Именно эта публикация в «Числах» вызвала крайне негативную оценку профессора А. Бема, долгое время преподававшего русский язык и литературу в Карловом университете. В журнале «Молва» А. Бем печатает ответную статью, общий пафос которой призван доказать неприменимость понятия «магический реализм» к современному литературному процессу [25]. И всё же, несмотря на отсутствие научной или искусствоведческой точности, понимание С. Шаршуном магического реализма резонирует с основополагающими идеями латиноамериканских авторов — тех, которых принято считать классиками магического реализма. В частности, для Габриэля Гарсиа Маркеса влияние русской классики было очевидным. Среди наиболее повлиявших на колумбийского автора русских писателей — Н.В. Гоголь и продолжатель его традиций, М.А. Булгаков. Приведём пример из интервью Г.Г. Маркеса:
«— Вы читали Гоголя?
— Да, конечно.
— А «Мастера и Маргариту» Булгакова?
— Клянусь родной матерью, что я прочитал эту книгу после того, как написал «Сто лет одиночества». И хотел бы, чтобы мне поверили» [115].
Латиноамериканский магический реализм переживает свой бум в 60—70 годах XX века, а в Советском Союзе в это время появляется новая искусствоведческая работа под названием «Магический реализм» [171]. Ее автором в 1962 году стал В.А. Фаворский (1886—1964), художник, гравер, сценограф, теоретик искусства.
Для В.А. Фаворского магический реализм коренится в древнегреческой культуре. В качестве примера приводятся легенды о Дедале и Прометее, согласно которым вылепленные люди оживали, то есть произведения искусства обретали некое подобие жизни. «Всё это, — пишет В.А. Фаворский, — искусство, обладающее магическим реализмом, как бы чудесное искусство, делающее всё до того реальным, что оно становится живым» [171, с. 227]. Произведения магического реализма для В.А. Фаворского принципиально зримые, что связано с апелляцией к греческой архитектуре и раннехристианской живописи, то есть видам искусства с визуальной доминантой. Отсюда вытекает и представление о пространственности произведений магического реализма. Созерцая статую или фреску, зритель может оказаться как бы внутри предмета искусства, входя в особый мир, созданный автором: «Глаза этих фресок и мозаик уже не глядят на нас, а позволяют глядеть в их глубину. <...> Так магический реализм — живое глядение фигур, превращается в глубину, пространство» [171, с. 231].

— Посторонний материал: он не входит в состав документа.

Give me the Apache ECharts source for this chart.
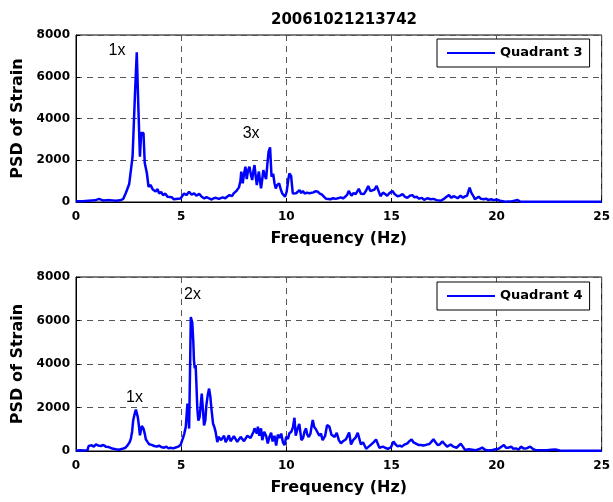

На наш взгляд, представление о «вчувствовании» [171] в произведение магического реализма коррелирует с представленной выше идеей двоемирия: сосуществование реального мира и мира вымышленного сближает концепции Ф. Роо, М. Бонтемпелли и В.А. Фаворского в попытке объяснить, что представляет собой понятие «магический реализм». Но если Ф. Роо ограничивается фиксацией двоемирия как такового, как преемственности от романтиков, М. Бонтемпелли пишет о «духовной геометрии», обозначая творческое через магическое, то концепция В.А. Фаворского, вероятно, претендует на конкретизацию в соотношении между миром реальным и художественным в произведениях магического реализма. «Должно быть, дело обстоит так: всякое реальное изображение как бы бьётся о магический реализм и находится на крайней точке, желая быть живым. Но оно всё-таки не становится совсем живым» [171, с. 231]. Само существование того, что названо «крайней точкой», может быть понято как условность или же условная граница между действительно существующим миром и миром вымышленным, то расстояние, которое позволяет и автору, и зрителю различать меру несходства между реальностью и вымыслом. Благодаря такому относительному разделению и стало возможным утверждение плана «герои похожи на людей», «статуи почти как живые люди», где между двумя объектами сравнения не может быть поставлен знак равенства. Потому что изображённая жизнь не тождественна реальной жизни и наоборот, а придуманные герои, к сожалению, не могут стать живыми людьми.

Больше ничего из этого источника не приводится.